PROBLEM — Print all the entries verbatim.

──────── GIVEN INFORMATION

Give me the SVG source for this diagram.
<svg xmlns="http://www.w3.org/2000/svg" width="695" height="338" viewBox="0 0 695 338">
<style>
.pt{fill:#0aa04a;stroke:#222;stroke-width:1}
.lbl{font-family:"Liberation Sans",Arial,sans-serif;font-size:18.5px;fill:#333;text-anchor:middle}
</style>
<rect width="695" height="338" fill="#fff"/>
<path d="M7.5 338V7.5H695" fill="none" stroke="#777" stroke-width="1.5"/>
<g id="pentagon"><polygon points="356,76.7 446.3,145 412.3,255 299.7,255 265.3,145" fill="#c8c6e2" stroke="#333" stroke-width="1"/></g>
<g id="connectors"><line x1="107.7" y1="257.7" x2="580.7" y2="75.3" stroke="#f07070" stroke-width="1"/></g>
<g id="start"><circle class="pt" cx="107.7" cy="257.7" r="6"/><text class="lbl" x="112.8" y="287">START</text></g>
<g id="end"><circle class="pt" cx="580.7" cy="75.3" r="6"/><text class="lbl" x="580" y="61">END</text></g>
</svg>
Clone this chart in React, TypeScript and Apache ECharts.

────────────────

TASK RESULT —
Give me the SVG source for this diagram.
<svg xmlns="http://www.w3.org/2000/svg" width="695" height="338" viewBox="0 0 695 338">
<style>
.pt{fill:#0aa04a;stroke:#222;stroke-width:1}
.lbl{font-family:"Liberation Sans",Arial,sans-serif;font-size:18.5px;fill:#333;text-anchor:middle}
</style>
<rect width="695" height="338" fill="#fff"/>
<path d="M7.5 338V7.5H695" fill="none" stroke="#777" stroke-width="1.5"/>
<g id="pentagon"><polygon points="356,76.7 446.3,145 412.3,255 299.7,255 265.3,145" fill="#c8c6e2" stroke="#333" stroke-width="1"/></g>
<g id="connectors"><line x1="107.7" y1="257.7" x2="580.7" y2="75.3" stroke="#f07070" stroke-width="1"/></g>
<g id="start"><circle class="pt" cx="107.7" cy="257.7" r="6"/><text class="lbl" x="112.8" y="287">START</text></g>
<g id="end"><circle class="pt" cx="580.7" cy="75.3" r="6"/><text class="lbl" x="580" y="61">END</text></g>
</svg>
Clone this chart in React, TypeScript and Apache ECharts.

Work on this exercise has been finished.